With the industrial revolution, factories opened up all over the western world and people realized that they can make more money in the cities working in factories. They started leaving the rural areas for urban areas and started earning more money. Eventually, the agricultural population in the US, for example, declined from 90% in 1800 to 40% in 1900 to 2% today.
Today, only 2% of American workers work in agriculture, the rest of them work in other industries. This is a process through which Americans stopped being very poor and became very rich, and it is repeating all around the world. It is more industrialized and is becoming more service-oriented. Fewer and fewer people around the world are working in agriculture, even though our agricultural output is higher than ever before.
In 1830, 95% of the global population was in absolute poverty, granted that was a much smaller number of people, but by the year 2015, only 10% was. The change from 1990 to 2010 was 40% to approximately 10%.
There’s was a real acceleration in the decline in absolute poverty since 1990. Some believe this had to do with the collapse of the Soviet Union, which happened around that time—one of the major competitive systems whose advantages were touted in developing countries was no longer a major player. Shortly after that, China, which operated in a similar manner, started to liberalize economically as well.
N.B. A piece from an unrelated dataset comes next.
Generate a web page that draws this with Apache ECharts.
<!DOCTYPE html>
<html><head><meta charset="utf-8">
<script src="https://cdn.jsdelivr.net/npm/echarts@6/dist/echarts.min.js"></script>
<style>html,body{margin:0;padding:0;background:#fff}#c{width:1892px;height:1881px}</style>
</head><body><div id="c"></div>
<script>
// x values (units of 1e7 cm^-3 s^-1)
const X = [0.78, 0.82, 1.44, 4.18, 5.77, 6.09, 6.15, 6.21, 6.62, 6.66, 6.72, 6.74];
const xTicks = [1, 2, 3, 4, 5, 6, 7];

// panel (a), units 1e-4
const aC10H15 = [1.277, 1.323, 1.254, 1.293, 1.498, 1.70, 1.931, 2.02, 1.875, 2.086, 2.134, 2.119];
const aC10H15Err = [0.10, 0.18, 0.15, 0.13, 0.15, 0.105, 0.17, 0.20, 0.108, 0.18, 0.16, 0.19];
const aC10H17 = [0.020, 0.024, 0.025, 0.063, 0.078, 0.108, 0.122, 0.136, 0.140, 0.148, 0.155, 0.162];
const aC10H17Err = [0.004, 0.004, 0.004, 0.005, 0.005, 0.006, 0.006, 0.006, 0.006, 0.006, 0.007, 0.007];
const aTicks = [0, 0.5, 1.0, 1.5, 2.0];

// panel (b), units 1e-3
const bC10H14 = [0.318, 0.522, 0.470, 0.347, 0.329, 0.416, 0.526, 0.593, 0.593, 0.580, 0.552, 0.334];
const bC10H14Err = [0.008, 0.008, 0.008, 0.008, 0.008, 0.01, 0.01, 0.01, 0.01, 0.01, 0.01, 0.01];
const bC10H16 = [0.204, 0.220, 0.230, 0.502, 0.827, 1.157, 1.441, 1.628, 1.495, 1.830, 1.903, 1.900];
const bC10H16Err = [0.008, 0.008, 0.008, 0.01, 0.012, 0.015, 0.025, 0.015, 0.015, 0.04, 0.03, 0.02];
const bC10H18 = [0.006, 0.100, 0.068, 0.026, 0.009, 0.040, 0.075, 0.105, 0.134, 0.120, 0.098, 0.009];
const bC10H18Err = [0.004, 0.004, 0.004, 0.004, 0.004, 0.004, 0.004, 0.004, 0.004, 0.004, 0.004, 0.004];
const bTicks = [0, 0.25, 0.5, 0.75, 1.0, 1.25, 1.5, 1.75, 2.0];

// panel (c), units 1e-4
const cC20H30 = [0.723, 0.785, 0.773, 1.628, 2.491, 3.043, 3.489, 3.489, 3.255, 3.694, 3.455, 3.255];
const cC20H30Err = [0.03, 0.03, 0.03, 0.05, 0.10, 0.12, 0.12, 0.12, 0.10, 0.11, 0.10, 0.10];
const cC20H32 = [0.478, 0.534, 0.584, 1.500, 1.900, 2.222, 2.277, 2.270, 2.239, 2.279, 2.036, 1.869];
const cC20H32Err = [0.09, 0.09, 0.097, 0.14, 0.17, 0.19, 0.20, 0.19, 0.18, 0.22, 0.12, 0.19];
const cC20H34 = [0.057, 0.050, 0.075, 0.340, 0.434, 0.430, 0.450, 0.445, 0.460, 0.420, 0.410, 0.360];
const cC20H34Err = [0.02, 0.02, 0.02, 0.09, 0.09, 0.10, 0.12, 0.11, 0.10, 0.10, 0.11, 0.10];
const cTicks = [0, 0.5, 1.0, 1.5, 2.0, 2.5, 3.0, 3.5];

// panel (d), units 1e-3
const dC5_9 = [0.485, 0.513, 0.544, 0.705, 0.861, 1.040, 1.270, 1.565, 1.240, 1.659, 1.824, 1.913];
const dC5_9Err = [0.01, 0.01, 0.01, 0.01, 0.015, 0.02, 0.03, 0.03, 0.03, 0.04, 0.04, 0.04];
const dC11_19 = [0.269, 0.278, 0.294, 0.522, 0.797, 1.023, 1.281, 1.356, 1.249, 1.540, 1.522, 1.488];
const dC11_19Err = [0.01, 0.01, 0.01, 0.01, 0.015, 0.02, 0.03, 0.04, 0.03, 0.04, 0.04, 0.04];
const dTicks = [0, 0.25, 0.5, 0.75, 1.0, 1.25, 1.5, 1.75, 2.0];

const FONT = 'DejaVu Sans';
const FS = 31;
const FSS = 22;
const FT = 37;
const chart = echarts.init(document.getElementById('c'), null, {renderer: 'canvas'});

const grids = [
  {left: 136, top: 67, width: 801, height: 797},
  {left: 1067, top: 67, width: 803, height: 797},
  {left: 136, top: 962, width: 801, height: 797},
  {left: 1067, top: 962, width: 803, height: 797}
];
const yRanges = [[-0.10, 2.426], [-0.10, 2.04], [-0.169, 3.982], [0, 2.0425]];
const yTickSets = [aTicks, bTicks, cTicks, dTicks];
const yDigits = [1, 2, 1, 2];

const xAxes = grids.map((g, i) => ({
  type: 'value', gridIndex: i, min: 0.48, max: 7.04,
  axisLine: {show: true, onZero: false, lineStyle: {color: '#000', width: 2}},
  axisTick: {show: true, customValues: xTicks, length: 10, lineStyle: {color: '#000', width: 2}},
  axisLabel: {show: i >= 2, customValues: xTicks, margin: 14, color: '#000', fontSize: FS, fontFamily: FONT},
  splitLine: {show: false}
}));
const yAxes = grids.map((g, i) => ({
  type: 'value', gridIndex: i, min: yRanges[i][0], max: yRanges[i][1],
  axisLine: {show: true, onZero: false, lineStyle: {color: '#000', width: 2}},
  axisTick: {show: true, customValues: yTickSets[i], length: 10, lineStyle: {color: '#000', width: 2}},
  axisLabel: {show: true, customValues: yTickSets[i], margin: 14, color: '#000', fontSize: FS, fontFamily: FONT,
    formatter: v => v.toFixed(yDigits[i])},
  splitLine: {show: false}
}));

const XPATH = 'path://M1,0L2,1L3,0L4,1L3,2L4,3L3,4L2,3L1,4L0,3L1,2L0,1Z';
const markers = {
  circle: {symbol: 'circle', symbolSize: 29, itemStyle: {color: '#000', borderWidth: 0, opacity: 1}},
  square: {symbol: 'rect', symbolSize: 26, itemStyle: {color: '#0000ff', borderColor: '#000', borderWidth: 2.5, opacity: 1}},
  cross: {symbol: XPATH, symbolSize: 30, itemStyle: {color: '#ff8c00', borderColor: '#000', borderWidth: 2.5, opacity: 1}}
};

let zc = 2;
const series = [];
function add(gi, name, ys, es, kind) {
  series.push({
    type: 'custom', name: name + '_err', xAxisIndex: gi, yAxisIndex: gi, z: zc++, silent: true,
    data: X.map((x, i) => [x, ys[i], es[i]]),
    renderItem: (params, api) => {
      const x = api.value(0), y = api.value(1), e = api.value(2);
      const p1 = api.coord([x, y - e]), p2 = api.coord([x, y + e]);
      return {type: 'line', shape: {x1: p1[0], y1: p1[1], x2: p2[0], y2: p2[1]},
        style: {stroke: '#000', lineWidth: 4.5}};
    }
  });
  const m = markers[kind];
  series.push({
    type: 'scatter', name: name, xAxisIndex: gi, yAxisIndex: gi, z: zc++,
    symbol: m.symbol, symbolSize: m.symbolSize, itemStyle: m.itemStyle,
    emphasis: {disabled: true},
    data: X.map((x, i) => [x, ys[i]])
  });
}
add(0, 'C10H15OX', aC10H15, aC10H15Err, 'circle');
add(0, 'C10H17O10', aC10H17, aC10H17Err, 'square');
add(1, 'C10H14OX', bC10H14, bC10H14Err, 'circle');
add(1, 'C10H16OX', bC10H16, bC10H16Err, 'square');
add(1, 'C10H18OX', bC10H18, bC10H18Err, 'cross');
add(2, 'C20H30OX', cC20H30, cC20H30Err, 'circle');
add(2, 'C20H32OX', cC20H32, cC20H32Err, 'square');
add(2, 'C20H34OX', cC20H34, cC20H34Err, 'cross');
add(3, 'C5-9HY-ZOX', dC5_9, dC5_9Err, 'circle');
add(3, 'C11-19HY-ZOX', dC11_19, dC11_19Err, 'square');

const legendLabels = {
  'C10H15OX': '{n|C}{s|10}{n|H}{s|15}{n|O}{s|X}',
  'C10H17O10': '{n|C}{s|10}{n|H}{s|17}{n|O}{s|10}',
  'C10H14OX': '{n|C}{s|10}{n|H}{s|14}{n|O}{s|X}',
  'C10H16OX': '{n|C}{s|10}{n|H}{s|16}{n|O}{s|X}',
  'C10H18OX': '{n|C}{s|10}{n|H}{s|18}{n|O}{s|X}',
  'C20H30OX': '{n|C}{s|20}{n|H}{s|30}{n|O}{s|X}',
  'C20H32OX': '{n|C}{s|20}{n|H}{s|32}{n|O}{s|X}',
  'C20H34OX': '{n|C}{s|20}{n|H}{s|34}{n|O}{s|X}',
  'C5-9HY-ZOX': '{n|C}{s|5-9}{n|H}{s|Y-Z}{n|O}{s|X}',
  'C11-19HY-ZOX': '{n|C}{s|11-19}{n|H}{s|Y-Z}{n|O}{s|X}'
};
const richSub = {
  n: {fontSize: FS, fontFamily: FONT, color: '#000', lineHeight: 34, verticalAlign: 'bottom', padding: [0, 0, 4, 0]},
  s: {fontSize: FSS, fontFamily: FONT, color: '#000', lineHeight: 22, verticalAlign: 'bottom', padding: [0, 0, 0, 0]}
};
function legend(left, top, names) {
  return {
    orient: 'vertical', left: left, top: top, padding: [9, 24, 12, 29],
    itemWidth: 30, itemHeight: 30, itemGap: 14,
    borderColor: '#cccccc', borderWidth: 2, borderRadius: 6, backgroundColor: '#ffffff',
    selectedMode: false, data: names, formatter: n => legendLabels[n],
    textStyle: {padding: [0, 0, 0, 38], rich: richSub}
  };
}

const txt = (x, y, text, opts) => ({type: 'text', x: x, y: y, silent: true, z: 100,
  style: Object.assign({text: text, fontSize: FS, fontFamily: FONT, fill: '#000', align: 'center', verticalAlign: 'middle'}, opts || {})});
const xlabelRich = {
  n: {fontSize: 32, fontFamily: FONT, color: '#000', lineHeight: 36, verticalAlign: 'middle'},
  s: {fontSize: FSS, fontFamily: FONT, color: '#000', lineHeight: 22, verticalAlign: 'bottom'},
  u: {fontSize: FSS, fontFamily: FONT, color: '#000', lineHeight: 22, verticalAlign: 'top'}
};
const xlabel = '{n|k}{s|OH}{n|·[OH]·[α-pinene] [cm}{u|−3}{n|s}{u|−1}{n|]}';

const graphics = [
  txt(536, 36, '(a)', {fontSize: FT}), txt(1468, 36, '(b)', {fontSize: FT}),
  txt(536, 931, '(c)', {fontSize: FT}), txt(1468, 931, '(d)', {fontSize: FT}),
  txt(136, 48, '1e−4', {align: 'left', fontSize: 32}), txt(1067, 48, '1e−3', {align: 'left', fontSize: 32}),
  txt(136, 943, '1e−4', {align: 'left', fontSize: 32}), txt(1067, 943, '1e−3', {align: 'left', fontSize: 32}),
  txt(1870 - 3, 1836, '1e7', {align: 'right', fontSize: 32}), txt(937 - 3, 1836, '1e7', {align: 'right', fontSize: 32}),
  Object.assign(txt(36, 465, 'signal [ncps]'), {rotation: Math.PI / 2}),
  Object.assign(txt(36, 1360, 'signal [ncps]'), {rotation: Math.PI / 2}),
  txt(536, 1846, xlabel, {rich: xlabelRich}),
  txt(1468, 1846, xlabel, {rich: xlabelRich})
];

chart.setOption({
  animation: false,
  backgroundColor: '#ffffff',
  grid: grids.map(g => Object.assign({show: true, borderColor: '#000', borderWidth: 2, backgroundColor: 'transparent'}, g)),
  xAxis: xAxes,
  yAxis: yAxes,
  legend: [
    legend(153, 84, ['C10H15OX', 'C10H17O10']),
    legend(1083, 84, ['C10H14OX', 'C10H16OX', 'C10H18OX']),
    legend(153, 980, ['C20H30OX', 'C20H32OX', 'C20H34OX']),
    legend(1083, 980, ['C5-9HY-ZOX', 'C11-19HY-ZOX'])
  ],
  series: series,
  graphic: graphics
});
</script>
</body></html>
The decline in socialism and communism as an alternative and widely accepted way to riches meant that developing countries changed their developing strategies beginning in the 1980s. They started opening up more— instead of seeing multinational corporations as parasites and enemies, they started welcoming them into their own countries. Instead of rejecting foreign direct investment, they opened up to it.
In around 1980 or so, when globalization was starting or when Ronald Reagan became the president of the US, 40% of the world was living in absolute poverty. That number declined to about 30% by the new millennium, and from the new millennium to today, or about 20 years, it declined further from 30% to less than 10%.
It was the fastest reduction in global poverty primarily because many poor and previously socialist countries had changed their understanding of economics and of ways to prosperity.
There is a difference between socialism, which, roughly speaking, is government ownership of the means of production, and social democracy, which is established in places like Denmark, Norway, Sweden, and to an extent, Canada. All of these countries are at the very top of the economic freedom of the world report published by the Fraser Institute in Canada. They have very flexible labor markets, meaning the ability of firing and hiring people is regulated so that people can move across industries and occupations more freely and businesses suffer less for failing, and they are open to foreign trade, more so than even the US which is supposed to be a paragon of capitalism, or are very free trade-oriented. However, if you look at their tax structure, they have very low corporate tax rates as opposed to the US which has one of the highest corporate tax rates in the world, meaning the productivity of the worker and of the corporation is taxed much less.
And so what the social democrats have discovered is, roughly speaking, the following: let’s try to have an open economy and generate economic growth by producing and be a welcoming environment for new businesses to open.